A coherent survey is a “specialised” one. At Skeepers CX Management, we recommend using thematic surveys. If you want to ask your customers about several different subjects, create several surveys rather than one catch-all survey.


Rule n° 3: Ensure Your Surveys Develop and Progress Properly

Your surveys should develop gradually, like a novel. There are several ways to do this. But generally, a survey should develop by moving from the simplest to the most complex question, the most general to the most technical, the most impersonal to the most personal.

This progression should be clear in your surveys. For example, if you want to rate your customers’ satisfaction with your delivery service, you could start with a generic question, such as: “Were you satisfied with your last delivery?” (this question also helps build your CSAT satisfaction indicator).

You can then ask several more specific questions to get more detailed feedback. For example, questions about delivery time, delivery conditions, quality of packaging, quality of tracking, etc.

You can end your survey by asking a question to build your Net Promoter Score (NPS)“Would you recommend our service to others?”


surveys cx management


You can also ask one or more personal questions at the end to find out more about your customers themselves, as opposed to only what they think about you.


Rule n°4: Ensure Your Surveys Follow Your Customer Experience Steps

Whether you want to assess a product or service, the order of your questions should reflect the chronological order of your customer experience. For example, to evaluate your customer service, you could unfold your questions in this order:

  • How did you contact our customer service?
  • How easy was it to reach our customer service?
  • How would you describe the person who handled your request?
  • Were our operator’s questions clear enough?

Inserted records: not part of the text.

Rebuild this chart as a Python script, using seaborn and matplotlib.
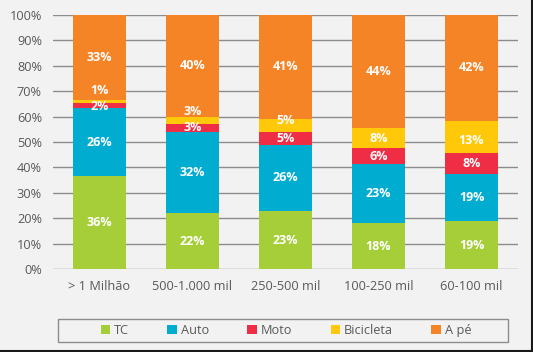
import matplotlib
matplotlib.use("Agg")
import matplotlib.pyplot as plt
import seaborn as sns
import pandas as pd
import numpy as np
from matplotlib.lines import Line2D
from matplotlib.patches import Patch, Rectangle

categories = ["> 1 Milhão", "500-1.000 mil", "250-500 mil", "100-250 mil", "60-100 mil"]
series = ["TC", "Auto", "Moto", "Bicicleta", "A pé"]
tc = [36, 22, 23, 18, 19]
auto = [26, 32, 26, 23, 19]
moto = [2, 3, 5, 6, 8]
bicicleta = [1, 3, 5, 8, 13]
a_pe = [33, 40, 41, 44, 42]
colors = ["#a6ce39", "#00acd0", "#ef2d45", "#ffc90a", "#f58426"]

# label nudges (percentage points) to avoid overlapping small segment labels
nudges = {("Bicicleta", 0): 4.4, ("Bicicleta", 1): 3.3, ("Bicicleta", 2): 2.0,
          ("Bicicleta", 4): -1.5, ("Moto", 0): -0.5}

sns.set_theme(style="white")
plt.rcParams["font.family"] = ["Open Sans", "DejaVu Sans"]

raw = pd.DataFrame({"TC": tc, "Auto": auto, "Moto": moto, "Bicicleta": bicicleta, "A pé": a_pe},
                   index=categories)
share = raw.div(raw.sum(axis=1), axis=0) * 100

W, H = 533, 352
bg = "#f2f2f2"
fig = plt.figure(figsize=(W / 100, H / 100), dpi=100, facecolor=bg)
ax = fig.add_axes([53 / W, 1 - 269.3 / H, (518 - 53) / W, (269.3 - 14.7) / H])
ax.set_facecolor(bg)

bottom = np.zeros(len(categories))
for s, c in zip(series, colors):
    df = pd.DataFrame({"cat": categories, "val": share[s].values, "base": bottom})
    sns.barplot(data=df, x="cat", y="val", bottom=df["base"], color=c, width=0.57,
                saturation=1, ax=ax, zorder=3, edgecolor="none", linewidth=0)
    for i, (v, b, r) in enumerate(zip(share[s].values, bottom, raw[s].values)):
        y = b + v / 2 + nudges.get((s, i), 0)
        ax.text(i, y, f"{r}%", ha="center", va="center", color="white",
                fontsize=9, fontweight="bold", zorder=5)
    bottom = bottom + share[s].values

ax.set_ylim(0, 100)
ax.set_xlim(-0.5, 4.5)
ax.set_yticks(np.arange(0, 101, 10))
ax.set_yticklabels([f"{t}%" for t in range(0, 101, 10)])
ax.yaxis.grid(True, color="#8c8c8c", linewidth=1, zorder=0)
ax.set_axisbelow(True)
for sp in ax.spines.values():
    sp.set_visible(False)
ax.tick_params(axis="both", length=0, colors="#595959", labelsize=9.2)
ax.tick_params(axis="y", pad=8)
ax.tick_params(axis="x", pad=8)
ax.set_xlabel("")
ax.set_ylabel("")

handles = [Patch(facecolor=c, edgecolor="none") for c in colors]
leg = fig.legend(handles, series, loc="center", bbox_to_anchor=(286 / W, 1 - 330.7 / H),
                 ncol=5, frameon=False, fontsize=9.2, handlelength=0.75, handleheight=0.75,
                 handletextpad=0.3, columnspacing=3.0, borderpad=0.3)
for t in leg.get_texts():
    t.set_color("#595959")
fig.add_artist(Rectangle((58 / W, 1 - 342 / H), (508 - 58) / W, (342 - 319.3) / H,
                         transform=fig.transFigure, facecolor="none", edgecolor="#8c8c8c",
                         linewidth=1))

fig.add_artist(Line2D([0, 1], [0.002, 0.002], transform=fig.transFigure, color="#1a1a1a", linewidth=1.5))
fig.add_artist(Line2D([0.998, 0.998], [0, 1], transform=fig.transFigure, color="#1a1a1a", linewidth=1.5))

fig.savefig("out.png", dpi=100, facecolor=bg)
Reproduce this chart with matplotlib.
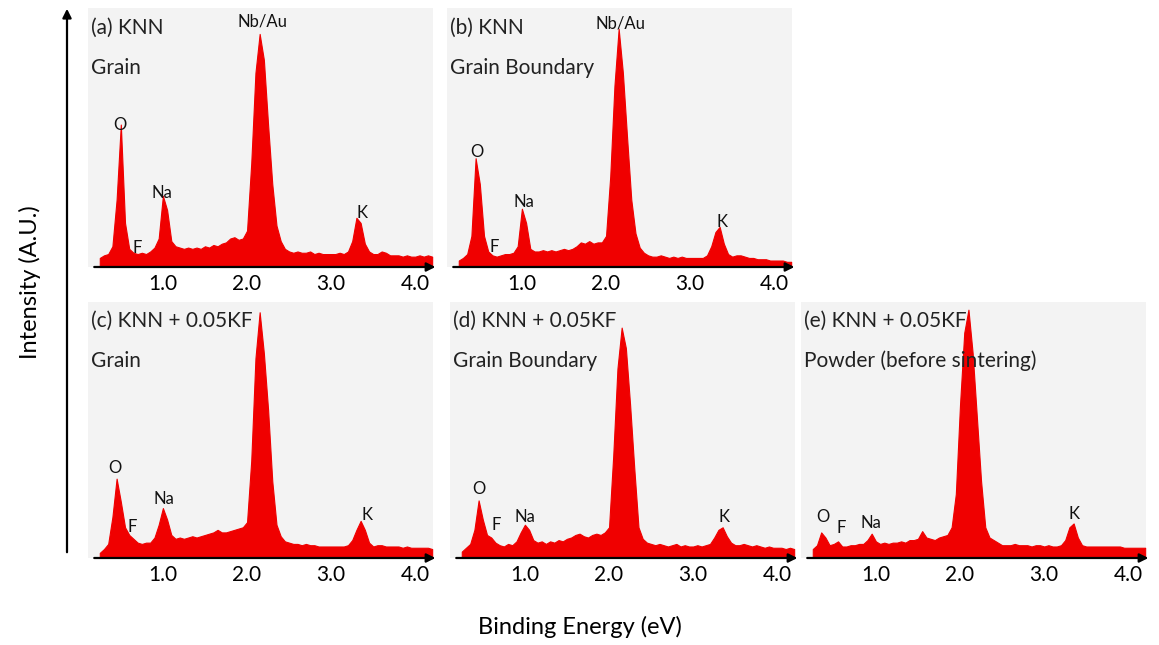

  • Was our operator able to solve your problem?
  • In general, how would you rate our customer service’s responsiveness?


cx management surveys


If the survey is about rating a product, you should ask questions in a logical order, from understanding to using the product. For example, for high-tech products, it’s best to start by evaluating the product’s exterior (design, weight, size) and then its features.


Rule n°5: Ensure Your Surveys Are Adapted to Your Respondents’ Profile

This might seem obvious, but you wouldn’t ask men what they think about personal hygiene products for women. There is no point sending a survey to rate a product to people who have never bought or used it.

More generally speaking, you should ensure that your surveys are addressed to people who are likely to be able to answer the questions. This is an obvious and intuitive rule that serves as a reminder of the importance of targeting surveys.

A survey rarely applies to your entire database. The most efficient surveys are those that target a specific segment of your clientele and that deal with a specific theme / experience. To create this type of survey, we recommend using customer knowledge solutions that are adapted to your needs.



Never underestimate the importance of logic in a survey. Following these rules will make your surveys easier to complete for respondents, by creating a smoother and more straightforward experience. A survey’s logic also impacts the quality of the answers collected.